■ Instructions for the task ■
Set down all of the data that follows word for word, without the images.

■ Data lines ■
* Begin *

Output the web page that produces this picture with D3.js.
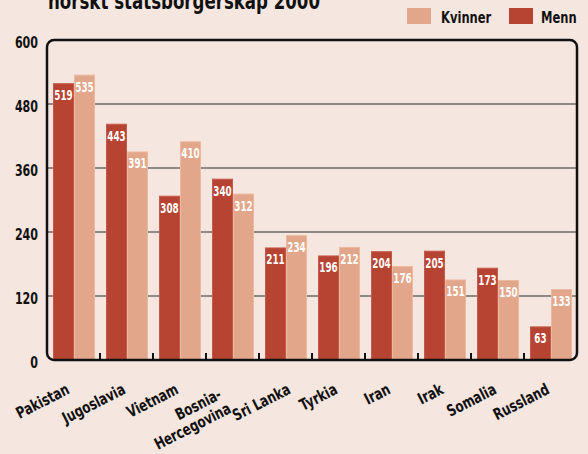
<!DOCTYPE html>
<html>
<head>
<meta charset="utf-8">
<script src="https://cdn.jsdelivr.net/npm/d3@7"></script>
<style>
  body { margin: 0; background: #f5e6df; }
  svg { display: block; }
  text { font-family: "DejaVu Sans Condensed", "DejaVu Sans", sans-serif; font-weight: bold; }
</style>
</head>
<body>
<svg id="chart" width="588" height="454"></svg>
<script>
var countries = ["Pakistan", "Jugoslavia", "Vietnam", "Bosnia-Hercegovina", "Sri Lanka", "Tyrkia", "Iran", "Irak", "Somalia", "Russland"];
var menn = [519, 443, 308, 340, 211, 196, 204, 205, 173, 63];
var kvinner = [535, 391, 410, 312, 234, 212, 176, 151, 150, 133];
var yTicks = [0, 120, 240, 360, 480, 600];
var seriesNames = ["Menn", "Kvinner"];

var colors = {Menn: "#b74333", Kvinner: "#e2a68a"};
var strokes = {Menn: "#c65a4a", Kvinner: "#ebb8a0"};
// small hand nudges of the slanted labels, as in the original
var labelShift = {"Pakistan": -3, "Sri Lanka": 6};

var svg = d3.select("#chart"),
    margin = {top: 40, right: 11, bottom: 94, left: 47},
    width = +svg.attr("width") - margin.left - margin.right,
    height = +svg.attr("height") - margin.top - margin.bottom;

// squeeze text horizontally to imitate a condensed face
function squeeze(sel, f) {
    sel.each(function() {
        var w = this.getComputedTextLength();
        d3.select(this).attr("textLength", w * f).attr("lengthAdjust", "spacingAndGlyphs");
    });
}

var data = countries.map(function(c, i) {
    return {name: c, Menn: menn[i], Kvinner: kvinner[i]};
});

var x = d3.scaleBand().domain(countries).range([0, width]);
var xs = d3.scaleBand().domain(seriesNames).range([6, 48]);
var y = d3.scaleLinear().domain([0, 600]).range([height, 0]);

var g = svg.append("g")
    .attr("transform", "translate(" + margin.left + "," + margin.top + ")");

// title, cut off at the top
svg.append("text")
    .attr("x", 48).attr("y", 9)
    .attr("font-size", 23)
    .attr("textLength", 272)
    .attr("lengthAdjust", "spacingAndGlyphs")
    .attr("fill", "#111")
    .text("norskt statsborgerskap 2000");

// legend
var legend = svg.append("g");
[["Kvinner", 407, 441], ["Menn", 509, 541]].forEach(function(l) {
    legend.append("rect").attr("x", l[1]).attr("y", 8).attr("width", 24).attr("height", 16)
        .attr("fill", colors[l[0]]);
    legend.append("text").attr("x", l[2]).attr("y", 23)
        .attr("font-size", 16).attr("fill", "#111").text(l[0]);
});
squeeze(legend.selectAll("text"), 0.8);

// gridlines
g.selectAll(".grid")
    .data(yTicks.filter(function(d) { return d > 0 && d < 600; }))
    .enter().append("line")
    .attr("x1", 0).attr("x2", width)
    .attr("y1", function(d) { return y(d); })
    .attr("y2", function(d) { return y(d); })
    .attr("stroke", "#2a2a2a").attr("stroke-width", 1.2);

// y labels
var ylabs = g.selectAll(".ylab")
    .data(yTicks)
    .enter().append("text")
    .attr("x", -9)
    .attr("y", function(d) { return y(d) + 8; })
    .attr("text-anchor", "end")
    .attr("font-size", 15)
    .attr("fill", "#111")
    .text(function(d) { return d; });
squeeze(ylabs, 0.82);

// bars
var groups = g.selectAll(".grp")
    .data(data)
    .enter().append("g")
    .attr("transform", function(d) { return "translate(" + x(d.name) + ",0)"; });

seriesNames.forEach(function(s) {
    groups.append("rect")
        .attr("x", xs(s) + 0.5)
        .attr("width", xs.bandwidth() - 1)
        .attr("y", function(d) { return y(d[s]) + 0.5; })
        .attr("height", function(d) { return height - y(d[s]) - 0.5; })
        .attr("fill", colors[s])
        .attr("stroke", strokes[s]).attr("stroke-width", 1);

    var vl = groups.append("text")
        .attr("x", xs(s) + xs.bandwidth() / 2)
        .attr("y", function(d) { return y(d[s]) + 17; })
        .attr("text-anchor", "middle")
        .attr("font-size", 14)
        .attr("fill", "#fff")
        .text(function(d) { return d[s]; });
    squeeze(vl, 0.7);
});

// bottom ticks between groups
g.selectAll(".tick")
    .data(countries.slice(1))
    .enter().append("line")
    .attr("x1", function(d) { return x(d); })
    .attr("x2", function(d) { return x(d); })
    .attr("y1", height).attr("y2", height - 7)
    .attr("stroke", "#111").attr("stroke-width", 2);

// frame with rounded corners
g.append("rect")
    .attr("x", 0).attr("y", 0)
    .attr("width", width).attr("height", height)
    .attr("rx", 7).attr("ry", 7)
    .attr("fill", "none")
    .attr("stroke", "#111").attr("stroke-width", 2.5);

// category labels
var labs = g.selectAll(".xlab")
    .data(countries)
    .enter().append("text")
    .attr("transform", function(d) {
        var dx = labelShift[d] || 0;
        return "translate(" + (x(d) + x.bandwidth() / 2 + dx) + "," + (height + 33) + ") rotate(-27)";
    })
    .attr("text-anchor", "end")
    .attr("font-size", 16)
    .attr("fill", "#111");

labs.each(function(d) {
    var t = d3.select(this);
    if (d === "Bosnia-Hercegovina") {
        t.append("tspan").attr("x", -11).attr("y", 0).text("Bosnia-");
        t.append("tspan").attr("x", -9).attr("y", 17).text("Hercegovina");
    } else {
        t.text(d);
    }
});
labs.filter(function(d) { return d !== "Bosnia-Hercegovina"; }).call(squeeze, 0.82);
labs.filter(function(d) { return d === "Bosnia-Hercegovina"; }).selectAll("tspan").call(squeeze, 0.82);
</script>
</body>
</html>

* End *

■ Complete output ■
Output the web page that produces this picture with D3.js.
<!DOCTYPE html>
<html>
<head>
<meta charset="utf-8">
<script src="https://cdn.jsdelivr.net/npm/d3@7"></script>
<style>
  body { margin: 0; background: #f5e6df; }
  svg { display: block; }
  text { font-family: "DejaVu Sans Condensed", "DejaVu Sans", sans-serif; font-weight: bold; }
</style>
</head>
<body>
<svg id="chart" width="588" height="454"></svg>
<script>
var countries = ["Pakistan", "Jugoslavia", "Vietnam", "Bosnia-Hercegovina", "Sri Lanka", "Tyrkia", "Iran", "Irak", "Somalia", "Russland"];
var menn = [519, 443, 308, 340, 211, 196, 204, 205, 173, 63];
var kvinner = [535, 391, 410, 312, 234, 212, 176, 151, 150, 133];
var yTicks = [0, 120, 240, 360, 480, 600];
var seriesNames = ["Menn", "Kvinner"];

var colors = {Menn: "#b74333", Kvinner: "#e2a68a"};
var strokes = {Menn: "#c65a4a", Kvinner: "#ebb8a0"};
// small hand nudges of the slanted labels, as in the original
var labelShift = {"Pakistan": -3, "Sri Lanka": 6};

var svg = d3.select("#chart"),
    margin = {top: 40, right: 11, bottom: 94, left: 47},
    width = +svg.attr("width") - margin.left - margin.right,
    height = +svg.attr("height") - margin.top - margin.bottom;

// squeeze text horizontally to imitate a condensed face
function squeeze(sel, f) {
    sel.each(function() {
        var w = this.getComputedTextLength();
        d3.select(this).attr("textLength", w * f).attr("lengthAdjust", "spacingAndGlyphs");
    });
}

var data = countries.map(function(c, i) {
    return {name: c, Menn: menn[i], Kvinner: kvinner[i]};
});

var x = d3.scaleBand().domain(countries).range([0, width]);
var xs = d3.scaleBand().domain(seriesNames).range([6, 48]);
var y = d3.scaleLinear().domain([0, 600]).range([height, 0]);

var g = svg.append("g")
    .attr("transform", "translate(" + margin.left + "," + margin.top + ")");

// title, cut off at the top
svg.append("text")
    .attr("x", 48).attr("y", 9)
    .attr("font-size", 23)
    .attr("textLength", 272)
    .attr("lengthAdjust", "spacingAndGlyphs")
    .attr("fill", "#111")
    .text("norskt statsborgerskap 2000");

// legend
var legend = svg.append("g");
[["Kvinner", 407, 441], ["Menn", 509, 541]].forEach(function(l) {
    legend.append("rect").attr("x", l[1]).attr("y", 8).attr("width", 24).attr("height", 16)
        .attr("fill", colors[l[0]]);
    legend.append("text").attr("x", l[2]).attr("y", 23)
        .attr("font-size", 16).attr("fill", "#111").text(l[0]);
});
squeeze(legend.selectAll("text"), 0.8);

// gridlines
g.selectAll(".grid")
    .data(yTicks.filter(function(d) { return d > 0 && d < 600; }))
    .enter().append("line")
    .attr("x1", 0).attr("x2", width)
    .attr("y1", function(d) { return y(d); })
    .attr("y2", function(d) { return y(d); })
    .attr("stroke", "#2a2a2a").attr("stroke-width", 1.2);

// y labels
var ylabs = g.selectAll(".ylab")
    .data(yTicks)
    .enter().append("text")
    .attr("x", -9)
    .attr("y", function(d) { return y(d) + 8; })
    .attr("text-anchor", "end")
    .attr("font-size", 15)
    .attr("fill", "#111")
    .text(function(d) { return d; });
squeeze(ylabs, 0.82);

// bars
var groups = g.selectAll(".grp")
    .data(data)
    .enter().append("g")
    .attr("transform", function(d) { return "translate(" + x(d.name) + ",0)"; });

seriesNames.forEach(function(s) {
    groups.append("rect")
        .attr("x", xs(s) + 0.5)
        .attr("width", xs.bandwidth() - 1)
        .attr("y", function(d) { return y(d[s]) + 0.5; })
        .attr("height", function(d) { return height - y(d[s]) - 0.5; })
        .attr("fill", colors[s])
        .attr("stroke", strokes[s]).attr("stroke-width", 1);

    var vl = groups.append("text")
        .attr("x", xs(s) + xs.bandwidth() / 2)
        .attr("y", function(d) { return y(d[s]) + 17; })
        .attr("text-anchor", "middle")
        .attr("font-size", 14)
        .attr("fill", "#fff")
        .text(function(d) { return d[s]; });
    squeeze(vl, 0.7);
});

// bottom ticks between groups
g.selectAll(".tick")
    .data(countries.slice(1))
    .enter().append("line")
    .attr("x1", function(d) { return x(d); })
    .attr("x2", function(d) { return x(d); })
    .attr("y1", height).attr("y2", height - 7)
    .attr("stroke", "#111").attr("stroke-width", 2);

// frame with rounded corners
g.append("rect")
    .attr("x", 0).attr("y", 0)
    .attr("width", width).attr("height", height)
    .attr("rx", 7).attr("ry", 7)
    .attr("fill", "none")
    .attr("stroke", "#111").attr("stroke-width", 2.5);

// category labels
var labs = g.selectAll(".xlab")
    .data(countries)
    .enter().append("text")
    .attr("transform", function(d) {
        var dx = labelShift[d] || 0;
        return "translate(" + (x(d) + x.bandwidth() / 2 + dx) + "," + (height + 33) + ") rotate(-27)";
    })
    .attr("text-anchor", "end")
    .attr("font-size", 16)
    .attr("fill", "#111");

labs.each(function(d) {
    var t = d3.select(this);
    if (d === "Bosnia-Hercegovina") {
        t.append("tspan").attr("x", -11).attr("y", 0).text("Bosnia-");
        t.append("tspan").attr("x", -9).attr("y", 17).text("Hercegovina");
    } else {
        t.text(d);
    }
});
labs.filter(function(d) { return d !== "Bosnia-Hercegovina"; }).call(squeeze, 0.82);
labs.filter(function(d) { return d === "Bosnia-Hercegovina"; }).selectAll("tspan").call(squeeze, 0.82);
</script>
</body>
</html>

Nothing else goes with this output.